Now, we have $$\varphi(\emptyset)$$ since the empty set does not belong to any ultrafilter. Now assume that $$x \in A$$, $$B \subseteq A$$ and $$\varphi(B)$$ all hold. Since $$B \subseteq A \subseteq \mathbb{N}$$, and the filter $$\mathcal{F}$$ does not contain $$B$$, it must contain $$B^c = \mathbb{N}\setminus B$$ instead. We want to prove $$\varphi(B \cup \{x\})$$, so assume for a contradiction that $$\mathcal{F}$$ contains $$B \cup \{x\}$$ as well. Since ultrafilters are closed under intersection, we then have that the intersection

$$(B \cup \{x\}) \cap B^c = (B \cap B^c) \cup (\{x\} \cap B^c) = \{x\} \cap B^c$$

belongs to $$\mathcal{F}$$. But $$\{x\} \cap B^c$$ is a subset of $$\{x\}$$, so it is finite. However, since $$\mathcal{F}$$ is non-principal, it cannot contain any finite set, a contradiction. We conclude that $$\varphi(B \cup \{x\})$$ holds whenever $$x \in A$$, $$B \subseteq A$$ and $$\varphi(B)$$ all hold.

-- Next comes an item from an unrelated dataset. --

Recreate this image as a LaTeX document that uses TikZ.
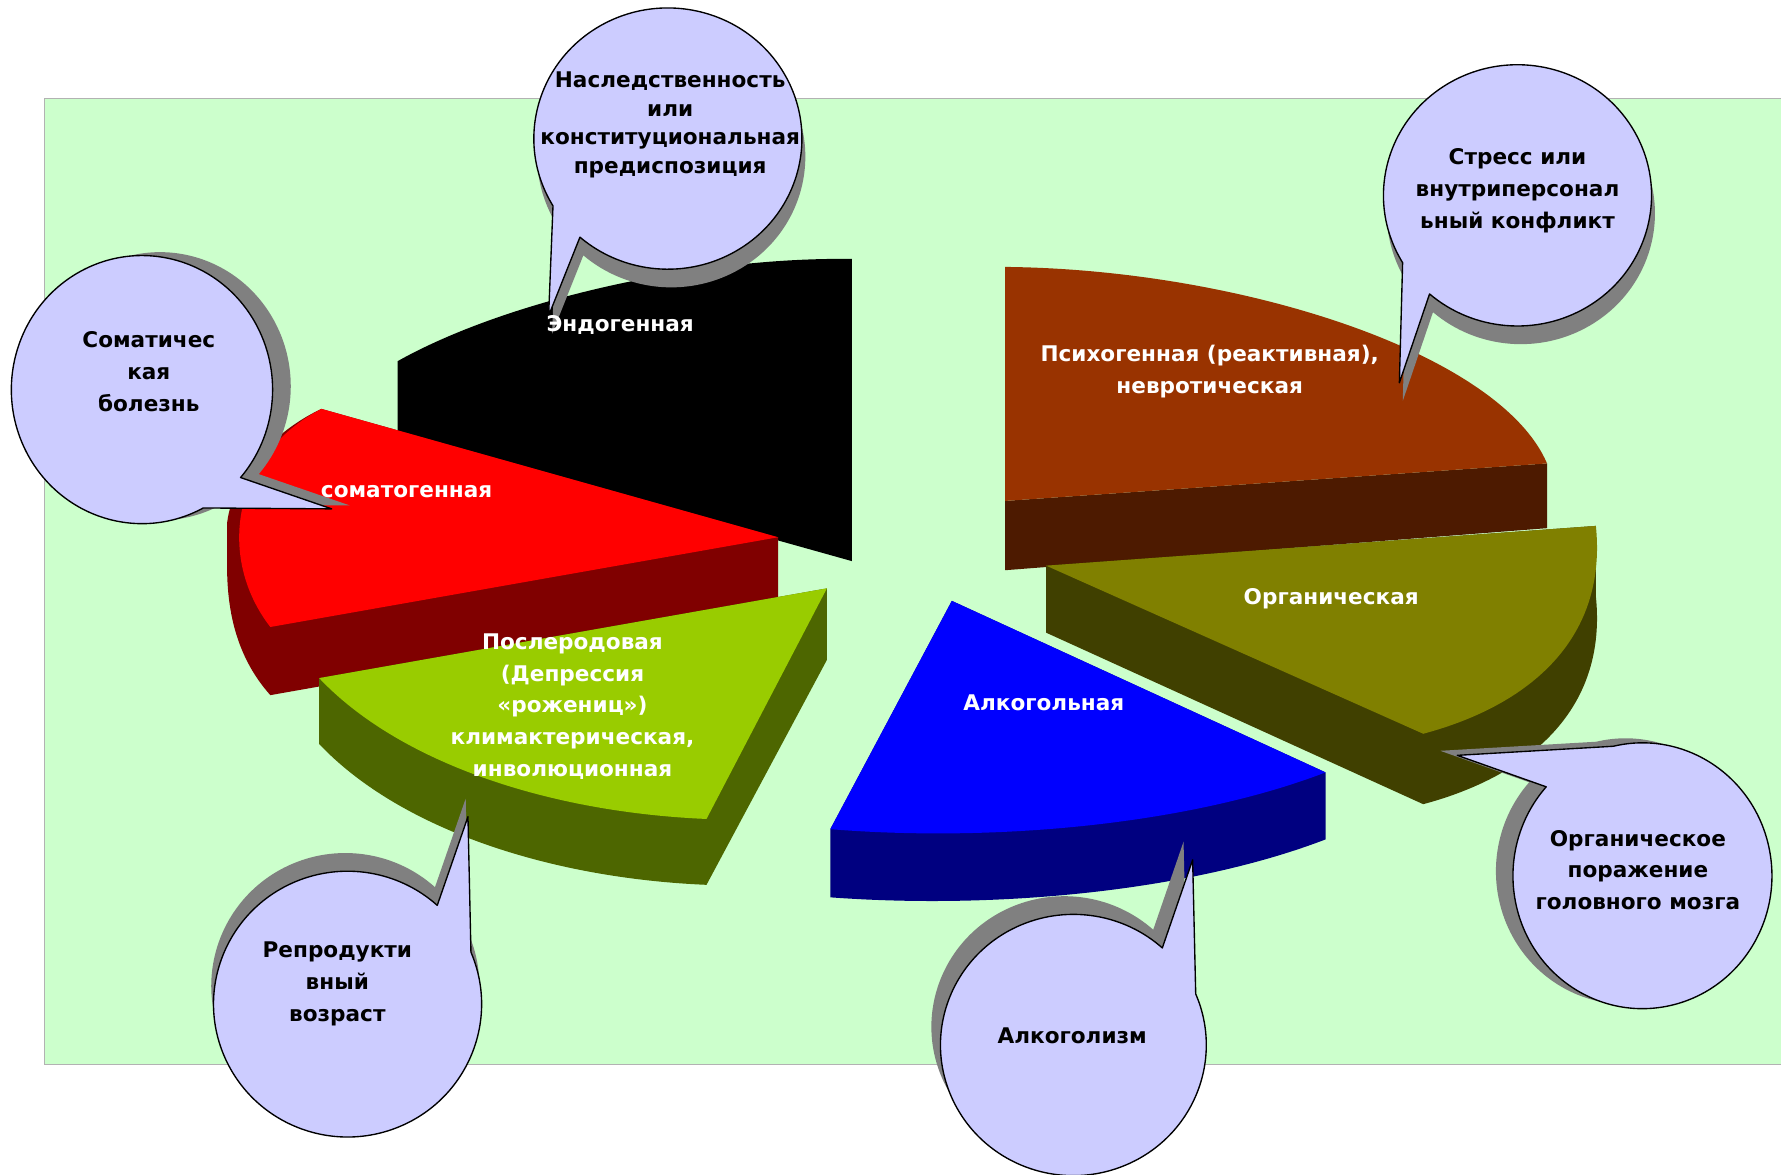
\documentclass[tikz,border=0pt]{standalone}
\usepackage{fontspec}
\setmainfont{DejaVu Sans}

\definecolor{bggreen}{HTML}{CCFFCC}
\definecolor{bubblefill}{HTML}{CCCCFF}
\definecolor{shadowgray}{HTML}{808080}
\definecolor{redtop}{HTML}{FF0000}
\definecolor{redside}{HTML}{800000}
\definecolor{greentop}{HTML}{99CC00}
\definecolor{greenside}{HTML}{4D6600}
\definecolor{bluetop}{HTML}{0000FF}
\definecolor{blueside}{HTML}{000080}
\definecolor{olivetop}{HTML}{808000}
\definecolor{oliveside}{HTML}{404000}
\definecolor{browntop}{HTML}{993300}
\definecolor{brownside}{HTML}{4D1A00}

\tikzset{
  bubble/.style={draw=black, line width=1.2pt, fill=bubblefill, line join=round},
  bubbletext/.style={align=center, text=black, font=\bfseries\fontsize{19}{28}\selectfont},
  slicetext/.style={align=center, text=white, font=\bfseries\fontsize{19}{28}\selectfont},
}

% centre, x radius, y radius, start angle, end angle, tip, shadow shift
\newcommand{\speechbubble}[7]{%
  \fill[shadowgray, shift={#7}] #1 ++(#4:#2 and #3)
    arc[start angle=#4, end angle=#5, x radius=#2, y radius=#3] -- #6 -- cycle;
  \path[bubble] #1 ++(#4:#2 and #3)
    arc[start angle=#4, end angle=#5, x radius=#2, y radius=#3] -- #6 -- cycle;
}

\begin{document}
\begin{tikzpicture}[x=1pt,y=-1pt]
  \useasboundingbox (0,0) rectangle (1568,1034);
  \fill[white] (0,0) rectangle (1568,1034);
  % panel
  \fill[bggreen] (39,87) rectangle (1568,937);
  \draw[gray!60, line width=1pt] (1568,87) -- (39,87) -- (39,937) -- (1568,937);

  % slices
  \fill[black] (750,228) -- (750,494) -- (350,382) -- (350,318)
    .. controls (450,262) and (620,226) .. (750,228) -- cycle;

  \fill[redside] (283,360) -- (685,473) -- (685,533) -- (238,612)
    .. controls (205,575) and (199,530) .. (200,490) -- (200,460)
    .. controls (205,420) and (240,380) .. (283,360) -- cycle;
  \fill[redtop] (283,360) -- (685,473) -- (238,552)
    .. controls (190,490) and (205,400) .. (283,360) -- cycle;

  \fill[greenside] (281,597) -- (728,518) -- (728,581) -- (622,779)
    .. controls (480,773) and (350,728) .. (281,655) -- cycle;
  \fill[greentop] (281,597) -- (728,518) -- (622,721)
    .. controls (480,715) and (350,670) .. (281,597) -- cycle;

  \fill[brownside] (885,441) -- (1362,408) -- (1362,465) -- (885,502) -- cycle;
  \fill[browntop] (885,235) .. controls (1090,237) and (1320,310) .. (1362,408)
    -- (885,441) -- cycle;

  \fill[oliveside] (921,498) -- (1405,463) -- (1405,525)
    .. controls (1415,622) and (1350,682) .. (1253,708) -- (921,557) -- cycle;
  \fill[olivetop] (921,498) -- (1405,463)
    .. controls (1415,560) and (1350,620) .. (1253,646) -- cycle;

  \fill[blueside] (838,529) -- (1167,680) -- (1167,739)
    .. controls (1050,784) and (880,801) .. (731,790) -- (731,730) -- cycle;
  \fill[bluetop] (838,529) -- (1167,680)
    .. controls (1050,725) and (880,742) .. (731,730) -- cycle;

  % callouts
  \speechbubble{(588,122)}{118}{115}{149}{491}{(483,278)}{(3,16)}
  \speechbubble{(125,343)}{115}{118}{62}{401}{(292,448)}{(16,-3)}
  \speechbubble{(1336,172)}{118}{115}{149}{491}{(1232,337)}{(3,16)}
  \speechbubble{(306,884)}{118}{117}{337}{672}{(412,719)}{(-2,-16)}
  \speechbubble{(945,920)}{117}{115}{337}{672}{(1050,757)}{(-8,-16)}
  \speechbubble{(1446,771)}{114}{117}{257}{582}{(1283,665)}{(-15,-4)}

  \node[bubbletext, font=\bfseries\fontsize{19}{25}\selectfont] (heredityText) at (590,110)
    {Наследственность\\или\\конституциональная\\предиспозиция};
  \node[bubbletext] (somaticText) at (131,327) {Соматичес\\кая\\болезнь};
  \node[bubbletext] (stressText) at (1336,168) {Стресс или\\внутриперсонал\\ьный конфликт};
  \node[bubbletext] (reproText) at (297,866) {Репродукти\\вный\\возраст};
  \node[bubbletext] (alcoholismText) at (944,912) {Алкоголизм};
  \node[bubbletext] (brainText) at (1442,766) {Органическое\\поражение\\головного мозга};

  % slice labels
  \node[slicetext] (endoLabel) at (546,286) {Эндогенная};
  \node[slicetext] (somatoLabel) at (358,433) {соматогенная};
  \node[slicetext] (psychoLabel) at (1065,327) {Психогенная (реактивная),\\невротическая};
  \node[slicetext] (organicLabel) at (1172,527) {Органическая};
  \node[slicetext] (alcoholLabel) at (919,619) {Алкогольная};
  \node[slicetext] (postpartumLabel) at (504,622)
    {Послеродовая\\(Депрессия\\«рожениц»)\\климактерическая,\\инволюционная};
\end{tikzpicture}
\end{document}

If $$\varphi$$ "worked", then we could use this to get that $$\varphi(A)$$ holds. But $$\varphi(A)$$ does not hold, since we chose $$A$$ specifically to satisfy $$A \in \mathcal{F}$$. We're done.

Now, if we start with different ultrafilters, we end up with different predicates. The number of non-principal ultrafilters on $$\mathbb{N}$$ is $$2^{2^{\aleph_0}}$$, and there are $$2^{2^{\aleph_0}}$$ predicates on the subsets of $$\mathbb{N}$$ altogether, so we get that predicates which "do not work" are no less common than ones that "do work".